Troubleshooting Vanishing Gradient Problems: Theory and Practical Solutions

Vanishing gradient problems are a common challenge in training deep neural networks. They occur when gradients become too small, preventing the network from learning effectively. Understanding the causes and solutions can improve model performance and training stability.

Understanding Vanishing Gradients

The vanishing gradient problem primarily arises in deep networks during backpropagation. As the error signal propagates backward through many layers, gradients can diminish exponentially. This leads to very slow learning or no learning in earlier layers.

Common Causes

  • Use of activation functions like sigmoid or tanh that squash input into small ranges.
  • Deep network architectures with many layers.
  • Improper weight initialization.

Practical Solutions

Several techniques can mitigate vanishing gradients and improve training outcomes.

Activation Functions

Replacing sigmoid or tanh with ReLU (Rectified Linear Unit) or its variants helps maintain gradient flow.

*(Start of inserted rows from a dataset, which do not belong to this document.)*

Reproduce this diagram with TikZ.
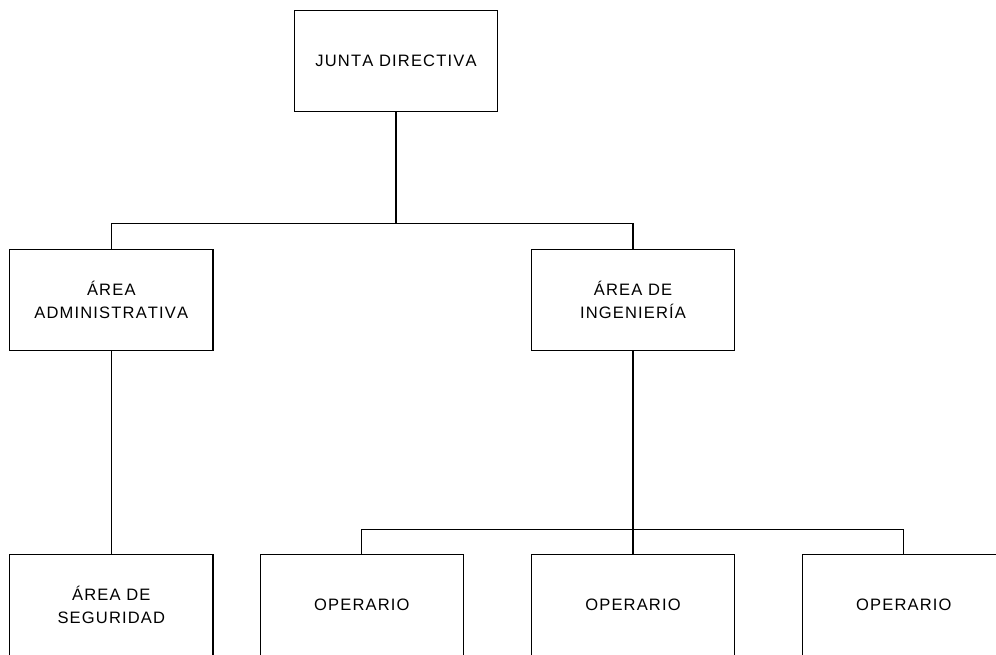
\documentclass[tikz,border=0pt]{standalone}
\usepackage{fontspec}
\setmainfont{Liberation Sans}[LetterSpace=7,Kerning=Off]
\begin{document}
\begin{tikzpicture}[x=0.75pt,y=-0.75pt,
  box/.style={draw=black,line width=0.9pt,minimum width=152.5pt,minimum height=75.5pt,
    inner sep=0pt,align=center,font=\fontsize{12.4}{17.25}\selectfont},
  link/.style={draw=black,line width=0.9pt}]
\clip (0,0) rectangle (996,654);
\fill[white] (0,0) rectangle (996,654);
\node[box] (jd)  at (396,61)  {JUNTA DIRECTIVA};
\node[box] (adm) at (111.3,300.2) {ÁREA\\ADMINISTRATIVA};
\node[box] (ing) at (633,300.2) {ÁREA DE\\INGENIERÍA};
\node[box] (seg) at (111.3,605) {ÁREA DE\\SEGURIDAD};
\node[box] (op1) at (361.8,605) {OPERARIO};
\node[box] (op2) at (633,605) {OPERARIO};
\node[box] (op3) at (903.8,605) {OPERARIO};
\coordinate (b1) at (396,223.3);
\coordinate (b2) at (633,529.5);
\draw[link] (jd.south) -- (b1);
\draw[link] (adm.north) |- (b1) -| (ing.north);
\draw[link] (adm.south) -- (seg.north);
\draw[link] (ing.south) -- (b2);
\draw[link] (op1.north) |- (b2) -| (op3.north);
\draw[link] (b2) -- (op2.north);
\end{tikzpicture}
\end{document}
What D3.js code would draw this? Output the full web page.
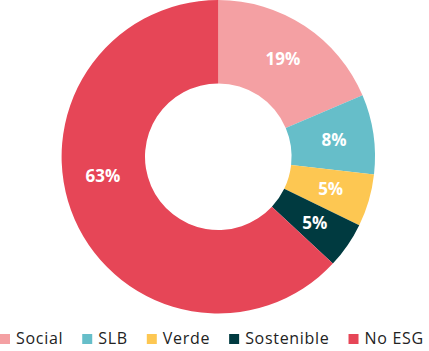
<!DOCTYPE html>
<html>
<head>
<meta charset="utf-8">
<script src="https://cdn.jsdelivr.net/npm/d3@7"></script>
<style>
  html, body { margin: 0; padding: 0; background: #fff; }
  svg { display: block; }
</style>
</head>
<body>
<div id="chart"></div>
<script>
// shares of issuance (percent)
var categories = ['Social', 'SLB', 'Verde', 'Sostenible', 'No ESG'];
var shares = [18.6, 8.2, 5.4, 4.75, 63.05];
var colors = ['#f4a0a3', '#66bec9', '#fdc752', '#003a40', '#e64657'];

var W = 429, H = 351;
var cx = 218.3, cy = 156.7;
var outerR = 156.7, innerR = 73.3, labelR = 117;
// the big slice has its label nudged round the ring (degrees)
var bigLabelNudge = 14;

var data = categories.map(function(c, i) {
  return { name: c, value: shares[i], color: colors[i] };
});

var svg = d3.select('#chart')
  .append('svg')
  .attr('width', W)
  .attr('height', H);

var pie = d3.pie()
  .sort(null)
  .value(function(d) { return d.value; });

var arc = d3.arc()
  .innerRadius(innerR)
  .outerRadius(outerR);

var labelArc = d3.arc()
  .innerRadius(labelR)
  .outerRadius(labelR);

var g = svg.append('g')
  .attr('transform', 'translate(' + cx + ',' + cy + ')');

var arcs = pie(data);

g.selectAll('path')
  .data(arcs)
  .enter()
  .append('path')
  .attr('d', arc)
  .style('fill', function(d) { return d.data.color; });

var labelPos = function(d, i) {
  if (i !== arcs.length - 1) {
    return labelArc.centroid(d);
  }
  var a = (d.startAngle + d.endAngle) / 2 + bigLabelNudge * Math.PI / 180;
  return [labelR * Math.sin(a), -labelR * Math.cos(a)];
};

g.selectAll('text')
  .data(arcs)
  .enter()
  .append('text')
  .attr('transform', function(d, i) { return 'translate(' + labelPos(d, i) + ')'; })
  .attr('text-anchor', 'middle')
  .attr('dy', '0.36em')
  .style('font-family', '"Open Sans", sans-serif')
  .style('font-weight', 'bold')
  .style('font-size', '17px')
  .style('fill', '#fff')
  .text(function(d) { return Math.round(d.data.value) + '%'; });

// legend, laid out left to right
var legend = svg.append('g')
  .attr('transform', 'translate(0,' + 344 + ')');

var x = 0;
data.forEach(function(d) {
  legend.append('rect')
    .attr('x', x)
    .attr('y', -10)
    .attr('width', 10)
    .attr('height', 10)
    .style('fill', d.color);
  var t = legend.append('text')
    .attr('x', x + 16)
    .attr('y', 0)
    .style('font-family', '"Open Sans", sans-serif')
    .style('font-size', '16px')
    .style('letter-spacing', '0.7px')
    .style('fill', '#222')
    .text(d.name);
  x += 16 + t.node().getComputedTextLength() + 19;
});
</script>
</body>
</html>
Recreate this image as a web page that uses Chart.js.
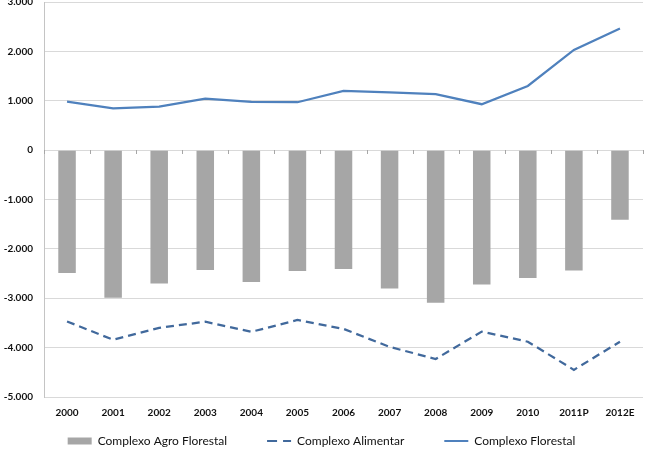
<!DOCTYPE html>
<html>
<head>
<meta charset="utf-8">
<script src="https://cdn.jsdelivr.net/npm/chart.js@4"></script>
<style>
  html, body { margin: 0; padding: 0; background: #ffffff; }
  #wrap { width: 646px; height: 452px; overflow: hidden; position: relative; }
  #c { position: absolute; left: 0; top: -15px; }
</style>
</head>
<body>
<div id="wrap"><canvas id="c" width="646" height="467"></canvas></div>
<script>
const categories = ['2000','2001','2002','2003','2004','2005','2006','2007','2008','2009','2010','2011P','2012E'];
const agroFlorestal = [-2490, -2990, -2700, -2430, -2670, -2450, -2410, -2800, -3090, -2720, -2590, -2440, -1410];
const alimentar = [-3470, -3840, -3600, -3475, -3680, -3440, -3620, -3985, -4230, -3675, -3880, -4450, -3880];
const florestal = [980, 845, 880, 1045, 975, 970, 1200, 1170, 1135, 930, 1300, 2030, 2465];
const seriesNames = ['Complexo Agro Florestal', 'Complexo Alimentar', 'Complexo Florestal'];
const yTickValues = [-5000, -4000, -3000, -2000, -1000, 0, 1000, 2000, 3000];
const yTickLabels = ['-5.000', '-4.000', '-3.000', '-2.000', '-1.000', '0', '1.000', '2.000', '3.000'];

const FONT = 'Lato, "Open Sans", sans-serif';

const zeroTicks = {
  id: 'zeroTicks',
  afterDatasetsDraw(chart) {
    const { ctx, scales: { x, y } } = chart;
    const y0 = Math.round(y.getPixelForValue(0));
    ctx.save();
    ctx.strokeStyle = '#a6a6a6';
    ctx.lineWidth = 1;
    for (let i = 0; i <= categories.length; i++) {
      const px = Math.round(x.getPixelForValue(i - 0.5)) + 0.5;
      ctx.beginPath();
      ctx.moveTo(px, y0);
      ctx.lineTo(px, y0 + 4);
      ctx.stroke();
    }
    ctx.restore();
  }
};

const legendFit = {
  id: 'legendFit',
  beforeInit(chart) {
    const lg = chart.legend;
    const fit = lg.fit;
    lg.fit = function () { fit.call(this); this.height = 23; };
    const draw = lg.draw;
    lg.draw = function () {
      const t = this.top;
      this.top = t - 34;
      draw.apply(this, arguments);
      this.top = t;
    };
  }
};

const chart = new Chart(document.getElementById('c'), {
  type: 'bar',
  data: {
    labels: categories,
    datasets: [
      {
        type: 'bar',
        label: seriesNames[0],
        data: agroFlorestal,
        backgroundColor: '#a6a6a6',
        borderWidth: 0,
        barPercentage: 0.38,
        categoryPercentage: 1,
        pointStyle: 'rect'
      },
      {
        type: 'line',
        label: seriesNames[1],
        data: alimentar,
        borderColor: '#41699c',
        backgroundColor: '#41699c',
        borderWidth: 2.25,
        borderDash: [8, 5],
        pointRadius: 0,
        pointStyle: 'line',
        tension: 0,
        fill: false
      },
      {
        type: 'line',
        label: seriesNames[2],
        data: florestal,
        borderColor: '#4f81bd',
        backgroundColor: '#4f81bd',
        borderWidth: 2.25,
        pointRadius: 0,
        pointStyle: 'line',
        tension: 0,
        fill: false
      }
    ]
  },
  options: {
    responsive: false,
    animation: false,
    devicePixelRatio: 1,
    layout: { padding: { left: 0, right: 3, top: 0, bottom: 0 } },
    plugins: {
      tooltip: { enabled: false },
      legend: {
        position: 'bottom',
        labels: {
          usePointStyle: true,
          pointStyleWidth: 24,
          boxHeight: 7,
          padding: 40,
          color: '#111111',
          font: { family: FONT, size: 12 },
          generateLabels: (ch) => {
            const items = Chart.defaults.plugins.legend.labels.generateLabels(ch);
            items.forEach((it) => {
              const ds = ch.data.datasets[it.datasetIndex];
              if (ds.type === 'line') {
                it.lineDash = ds.borderDash ? [10, 6] : [];
                it.lineWidth = 2;
                it.strokeStyle = ds.borderColor;
                it.pointStyle = 'line';
              } else {
                it.lineWidth = 0;
                it.pointStyle = 'rect';
              }
            });
            return items;
          }
        }
      }
    },
    scales: {
      x: {
        grid: { display: false, drawTicks: false },
        border: { display: false },
        ticks: {
          color: '#111111',
          padding: 10,
          maxRotation: 0,
          font: { family: FONT, size: 10, weight: 'bold' }
        }
      },
      y: {
        min: -5000,
        max: 3000,
        afterBuildTicks: (s) => { s.ticks = yTickValues.map(v => ({ value: v })); },
        afterFit: (s) => { s.width = 44; },
        grid: { color: '#d9d9d9', lineWidth: 1, drawTicks: false },
        border: { display: true, color: '#c4c4c4', width: 1 },
        ticks: {
          color: '#111111',
          padding: 11,
          font: { family: FONT, size: 10, weight: 'bold' },
          callback: (v) => yTickLabels[yTickValues.indexOf(v)]
        }
      }
    }
  },
  plugins: [zeroTicks, legendFit]
});
</script>
</body>
</html>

These functions do not squash inputs into small ranges, allowing gradients to pass through more effectively.

Weight Initialization

Using proper initialization methods, such as Xavier or He initialization, can prevent gradients from vanishing or exploding at the start of training.

Network Architecture

Implementing residual connections or skip connections allows gradients to bypass certain layers, maintaining their strength during backpropagation.